The New South Wales Country Women’s Association is calling for greater action on domestic violence, including in regional and remote communities such as the NSW far west.
- NSW CWA say one woman is killed every nine days and one man every 29 days in a domestic violence situation
- In the 12 months to June this year, 231 DV assaults were reported in the Broken Hill council area
- The NSW CWA president says attitudes towards victims need to improve
It said one woman is killed every nine days and one man every 29 days in a domestic violence-related situation.

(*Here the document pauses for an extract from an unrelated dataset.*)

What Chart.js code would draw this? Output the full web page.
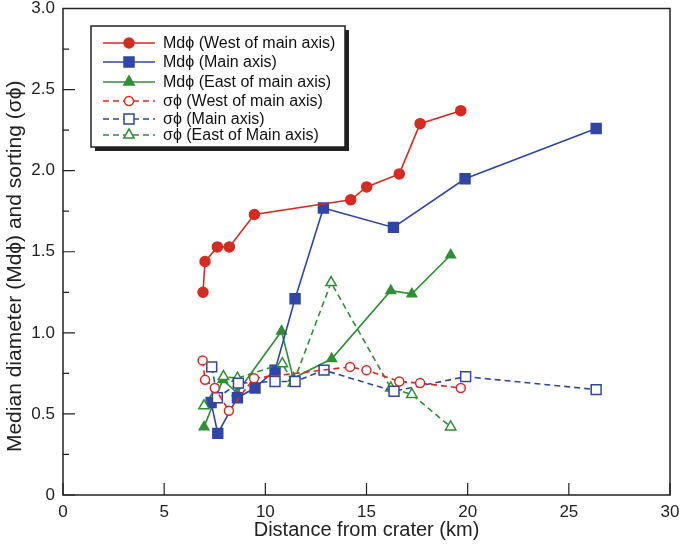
<!DOCTYPE html>
<html>
<head>
<meta charset="utf-8">
<script src="https://cdn.jsdelivr.net/npm/chart.js@4.4.1/dist/chart.umd.min.js"></script>
<style>
html, body { margin: 0; padding: 0; background: #fff; }
#wrap { width: 685px; height: 550px; }
</style>
</head>
<body>
<div id="wrap"><canvas id="c" width="685" height="550"></canvas></div>
<script>
// distance from crater (km) and values
var westMdX = [6.92, 7.02, 7.63, 8.22, 9.46, 14.22, 15.01, 16.62, 17.65, 19.66];
var westMdY = [1.25, 1.44, 1.53, 1.53, 1.73, 1.82, 1.90, 1.98, 2.29, 2.37];

var mainMdX = [7.32, 7.65, 8.62, 9.49, 10.48, 11.47, 12.87, 16.33, 19.87, 26.35];
var mainMdY = [0.57, 0.38, 0.60, 0.66, 0.77, 1.21, 1.77, 1.65, 1.95, 2.26];

var eastMdX = [6.97, 7.90, 8.60, 10.80, 11.38, 13.28, 16.20, 17.24, 19.16];
var eastMdY = [0.42, 0.71, 0.63, 1.01, 0.72, 0.84, 1.26, 1.24, 1.48];

var westSdX = [6.90, 7.02, 7.50, 8.20, 9.44, 14.19, 15.00, 16.62, 17.65, 19.66];
var westSdY = [0.83, 0.71, 0.66, 0.52, 0.72, 0.79, 0.77, 0.70, 0.69, 0.66];

var mainSdX = [7.35, 7.63, 8.67, 10.48, 11.47, 12.90, 16.36, 19.90, 26.35];
var mainSdY = [0.79, 0.60, 0.69, 0.70, 0.70, 0.77, 0.64, 0.73, 0.65];

var eastSdX = [6.97, 7.93, 8.62, 10.84, 11.38, 13.25, 16.20, 17.24, 19.16];
var eastSdY = [0.55, 0.73, 0.72, 0.81, 0.69, 1.31, 0.66, 0.62, 0.42];

var xTicks = [0, 5, 10, 15, 20, 25, 30];
var yTicks = [0, 0.5, 1.0, 1.5, 2.0, 2.5, 3.0];
var yMinorTicks = [0.25, 0.75, 1.25, 1.75, 2.25, 2.75];

var RED = '#d62b20', BLUE = '#2f45a8', GREEN = '#2f8f35';
var FONT = '"Liberation Sans", Arial, sans-serif';

function pts(xs, ys) {
	return xs.map(function(v, i) { return {x: v, y: ys[i]}; });
}

function series(label, xs, ys, color, style, radius, filled, dashed) {
	return {
		label: label,
		data: pts(xs, ys),
		showLine: true,
		borderColor: color,
		borderWidth: 1.6,
		borderDash: dashed ? [6, 4] : [],
		pointStyle: style,
		pointRadius: radius,
		pointBorderColor: color,
		pointBackgroundColor: filled ? color : '#fff',
		pointBorderWidth: 1.5,
		fill: false
	};
}

var datasets = [
	series('σϕ (West of main axis)', westSdX, westSdY, RED, 'circle', 4.5, false, true),
	series('σϕ (Main axis)', mainSdX, mainSdY, BLUE, 'rect', 7, false, true),
	series('σϕ (East of Main axis)', eastSdX, eastSdY, GREEN, 'triangle', 6, false, true),
	series('Mdϕ (West of main axis)', westMdX, westMdY, RED, 'circle', 5, true, false),
	series('Mdϕ (Main axis)', mainMdX, mainMdY, BLUE, 'rect', 7, true, false),
	series('Mdϕ (East of main axis)', eastMdX, eastMdY, GREEN, 'triangle', 5.5, true, false)
];

// legend rows in the order of the figure
var legendRows = [
	{text: 'Mdϕ (West of main axis)', color: RED, style: 'circle', filled: true, dashed: false},
	{text: 'Mdϕ (Main axis)', color: BLUE, style: 'rect', filled: true, dashed: false},
	{text: 'Mdϕ (East of main axis)', color: GREEN, style: 'triangle', filled: true, dashed: false},
	{text: 'σϕ (West of main axis)', color: RED, style: 'circle', filled: false, dashed: true},
	{text: 'σϕ (Main axis)', color: BLUE, style: 'rect', filled: false, dashed: true},
	{text: 'σϕ (East of Main axis)', color: GREEN, style: 'triangle', filled: false, dashed: true}
];

function marker(ctx, style, x, y, filled, color) {
	ctx.beginPath();
	if (style === 'circle') {
		ctx.arc(x, y, filled ? 5 : 4.5, 0, 2 * Math.PI);
	} else if (style === 'rect') {
		ctx.rect(x - 5, y - 5, 10, 10);
	} else {
		ctx.moveTo(x, y - 6);
		ctx.lineTo(x + 5.2, y + 3);
		ctx.lineTo(x - 5.2, y + 3);
		ctx.closePath();
	}
	ctx.fillStyle = filled ? color : '#fff';
	ctx.fill();
	ctx.lineWidth = 1.5;
	ctx.strokeStyle = color;
	ctx.setLineDash([]);
	ctx.stroke();
}

// box frame with inward ticks
var framePlugin = {
	id: 'frame',
	beforeDatasetsDraw: function(chart) {
		var ctx = chart.ctx, a = chart.chartArea;
		var x = chart.scales.x, y = chart.scales.y;
		ctx.save();
		ctx.strokeStyle = '#222';
		ctx.lineWidth = 1.5;
		ctx.strokeRect(a.left, a.top, a.right - a.left, a.bottom - a.top);
		ctx.lineWidth = 1.2;
		ctx.beginPath();
		xTicks.forEach(function(v) {
			var px = x.getPixelForValue(v);
			ctx.moveTo(px, a.bottom);
			ctx.lineTo(px, a.bottom - 12);
		});
		yTicks.forEach(function(v) {
			var py = y.getPixelForValue(v);
			ctx.moveTo(a.left, py);
			ctx.lineTo(a.left + 12, py);
		});
		yMinorTicks.forEach(function(v) {
			var py = y.getPixelForValue(v);
			ctx.moveTo(a.left, py);
			ctx.lineTo(a.left + 6, py);
		});
		ctx.stroke();
		ctx.restore();
	}
};

var legendPlugin = {
	id: 'boxLegend',
	afterDraw: function(chart) {
		var ctx = chart.ctx;
		var bx = 91, by = 26, bw = 254, bh = 121;
		var rowsY = [43, 62, 82, 101, 119, 135];
		ctx.save();
		// drop shadow
		ctx.fillStyle = '#222';
		ctx.fillRect(bx + 4, by + 4, bw, bh);
		ctx.fillStyle = '#fff';
		ctx.fillRect(bx, by, bw, bh);
		ctx.strokeStyle = '#222';
		ctx.lineWidth = 1.5;
		ctx.strokeRect(bx, by, bw, bh);
		ctx.font = '16px ' + FONT;
		ctx.textBaseline = 'middle';
		legendRows.forEach(function(r, i) {
			var ly = rowsY[i];
			ctx.beginPath();
			ctx.strokeStyle = r.color;
			ctx.lineWidth = 1.6;
			ctx.setLineDash(r.dashed ? [6, 4] : []);
			ctx.moveTo(103, ly);
			ctx.lineTo(155, ly);
			ctx.stroke();
			marker(ctx, r.style, 129, ly, r.filled, r.color);
			ctx.fillStyle = '#111';
			ctx.fillText(r.text, 163, ly + 1);
		});
		ctx.restore();
	}
};

new Chart(document.getElementById('c'), {
	type: 'scatter',
	data: {datasets: datasets},
	options: {
		responsive: false,
		animation: false,
		events: [],
		devicePixelRatio: 1,
		layout: {padding: {top: 8, right: 15, left: 0, bottom: 0}},
		plugins: {legend: {display: false}, tooltip: {enabled: false}},
		scales: {
			x: {
				type: 'linear', min: 0, max: 30,
				afterBuildTicks: function(s) { s.ticks = xTicks.map(function(v) { return {value: v}; }); },
				afterFit: function(s) { s.height = 55; s.paddingLeft = 0; s.paddingRight = 0; },
				grid: {display: false, drawTicks: false},
				border: {display: false},
				ticks: {padding: 7, color: '#222', font: {size: 17, family: FONT}, maxRotation: 0},
				title: {display: true, text: 'Distance from crater (km)', color: '#222',
					font: {size: 20, family: FONT}, padding: {top: 0, bottom: 8}}
			},
			y: {
				type: 'linear', min: 0, max: 3,
				afterBuildTicks: function(s) { s.ticks = yTicks.map(function(v) { return {value: v}; }); },
				afterFit: function(s) { s.width = 63; s.paddingTop = 0; s.paddingBottom = 0; },
				grid: {display: false, drawTicks: false},
				border: {display: false},
				ticks: {padding: 8, color: '#222', font: {size: 17, family: FONT},
					callback: function(v) { return v === 0 ? '0' : v.toFixed(1); }},
				title: {display: true, text: 'Median diameter (Mdϕ) and sorting (σϕ)\u00a0\u00a0\u00a0\u00a0\u00a0', color: '#222',
					font: {size: 21, family: FONT}, padding: {top: 3, bottom: 0}}
			}
		}
	},
	plugins: [framePlugin, legendPlugin]
});
</script>
</body>
</html>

According to the latest figures from the Bureau of Crime Statistics and Research (BOCSAR), Broken Hill’s rate of domestic violence assaults remains more than three times the state average.

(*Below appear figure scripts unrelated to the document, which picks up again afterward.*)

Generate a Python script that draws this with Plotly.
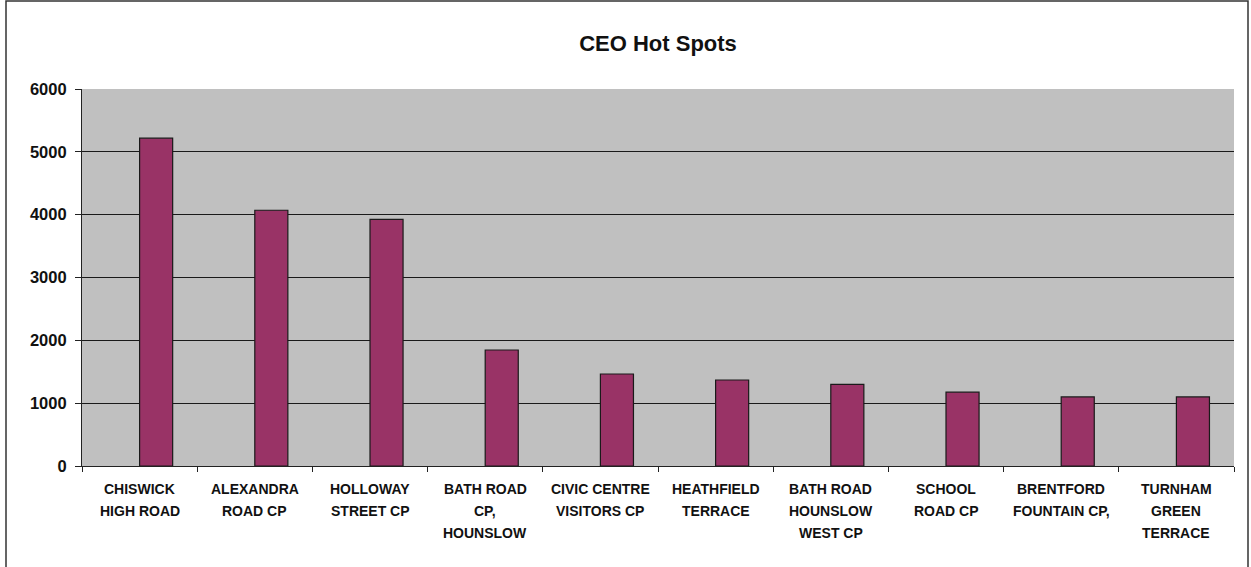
import plotly.graph_objects as go

categories = [
    "CHISWICK<br>HIGH ROAD",
    "ALEXANDRA<br>ROAD CP",
    "HOLLOWAY<br>STREET CP",
    "BATH ROAD<br>CP,<br>HOUNSLOW",
    "CIVIC CENTRE<br>VISITORS CP",
    "HEATHFIELD<br>TERRACE",
    "BATH ROAD<br>HOUNSLOW<br>WEST CP",
    "SCHOOL<br>ROAD CP",
    "BRENTFORD<br>FOUNTAIN CP,",
    "TURNHAM<br>GREEN<br>TERRACE",
]
values = [5218, 4070, 3925, 1846, 1464, 1369, 1300, 1175, 1100, 1100]
y_ticks = [0, 1000, 2000, 3000, 4000, 5000, 6000]

FONT = "Liberation Sans, Arial"

# bars start at the category centre (as in the original Excel chart)
fig = go.Figure(
    go.Bar(
        x=categories,
        y=values,
        width=0.287,
        offset=0,
        marker=dict(color="#993366", line=dict(color="#1a1a1a", width=1.2)),
    )
)

fig.update_layout(
    width=1251,
    height=567,
    margin=dict(l=82, r=17, t=89, b=101),
    paper_bgcolor="white",
    plot_bgcolor="#C0C0C0",
    showlegend=False,
    title=dict(
        text="<b>CEO Hot Spots</b>",
        x=0.5,
        xanchor="center",
        xref="paper",
        y=1 - 43 / 567,
        yanchor="middle",
        font=dict(family=FONT, size=22, color="#111111"),
    ),
    font=dict(family=FONT, color="#111111"),
)

fig.update_xaxes(
    type="category",
    range=[-0.5, len(categories) - 0.5],
    tickson="boundaries",
    ticks="outside",
    ticklen=5,
    tickcolor="#222222",
    showline=True,
    linecolor="#222222",
    linewidth=1.2,
    showgrid=False,
    showticklabels=False,
)

fig.update_yaxes(
    range=[0, 6000],
    tickvals=y_ticks,
    ticks="outside",
    ticklen=6,
    tickcolor="#222222",
    showline=True,
    linecolor="#222222",
    linewidth=1.2,
    showgrid=True,
    gridcolor="#1a1a1a",
    gridwidth=1.2,
    zeroline=False,
    ticklabelstandoff=5,
    tickfont=dict(size=16.5, family=FONT, weight="bold"),
)

# multi-line category labels with wider line spacing
for cat in categories:
    for i, line in enumerate(cat.split("<br>")):
        fig.add_annotation(
            x=cat,
            xref="x",
            y=0,
            yref="paper",
            yanchor="middle",
            yshift=-23 - 22 * i,
            text="<b>" + line + "</b>",
            showarrow=False,
            font=dict(family=FONT, size=14, color="#111111"),
        )

# outer frame of the chart (bottom edge lies below the page)
fig.add_shape(
    type="rect",
    xref="paper",
    yref="paper",
    x0=(6 - 82) / 1152,
    x1=(1248 - 82) / 1152,
    y0=-0.3,
    y1=(466 - 1) / 377,
    line=dict(color="#333333", width=1.5),
    layer="below",
)

fig.write_html(
    "out.html",
    config={"displayModeBar": False},
    post_script="document.body.style.margin='0';",
)
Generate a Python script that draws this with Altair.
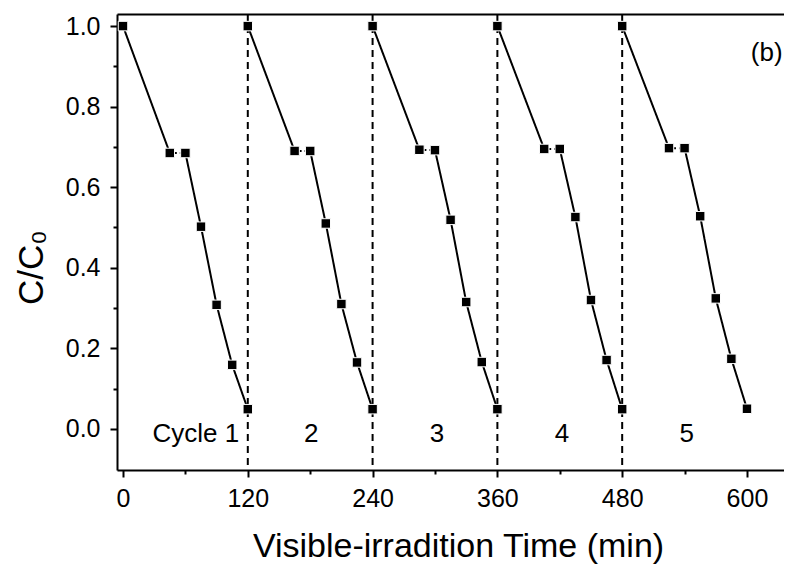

New South Wales CWA president, Stephanie Stanhope, said the figures were horrific and needed to be properly addressed.
Far west numbers remain high
The latest BOCSAR statistics show that in the 12 months leading up to June this year, 231 domestic violence assaults were reported in the Broken Hill council area.
There were 220 domestic violence assaults in the city last year.
In one recent case, Broken Hill Police said they arrested and charged a man for allegedly choking his pregnant girlfriend and slamming her head into walls, floors, cabinets and the toilet.
Narelle Blows, one of the managers of the Broken Hill Women’s Domestic Violence Court Advocacy Service, said recent domestic violence reports were not surprising.
“There are incidents that happen like that quite regularly.”
Ms Blows said more people in the community were reporting suspected assaults, but actual incident numbers probably had not changed.
Fellow manager, Loretta Stuart, said the service tried to make contact with women who had been referred to them three times before asking police to do a welfare check.
“We always remind them that we’ll get the referral through and we will be ringing again to make sure everything’s OK and [asking] if they need anything else.”
‘Mindset change needed’
The state CWA partnered with White Ribbon Australia and Domestic Violence New South Wales to highlight domestic violence issues for its Awareness Week campaign this week.
The Broken Hill CWA will raise money for the Staying Home Leaving Violence program this weekend as part of the campaign.
Ms Stanhope said in regional and rural areas there needed to be more domestic violence services such as emergency accommodation, follow-up services, and transport options.
She said attitudes towards victims of domestic violence needed to improve as well, something she had experienced personally.
“People don’t believe that you’re in a violent situation because it doesn’t appear that you are.”
She said the mindset around being believed needed to change.
“If a woman says she’s in a violent situation she probably is whether there are any visible signs or symptoms,” she said.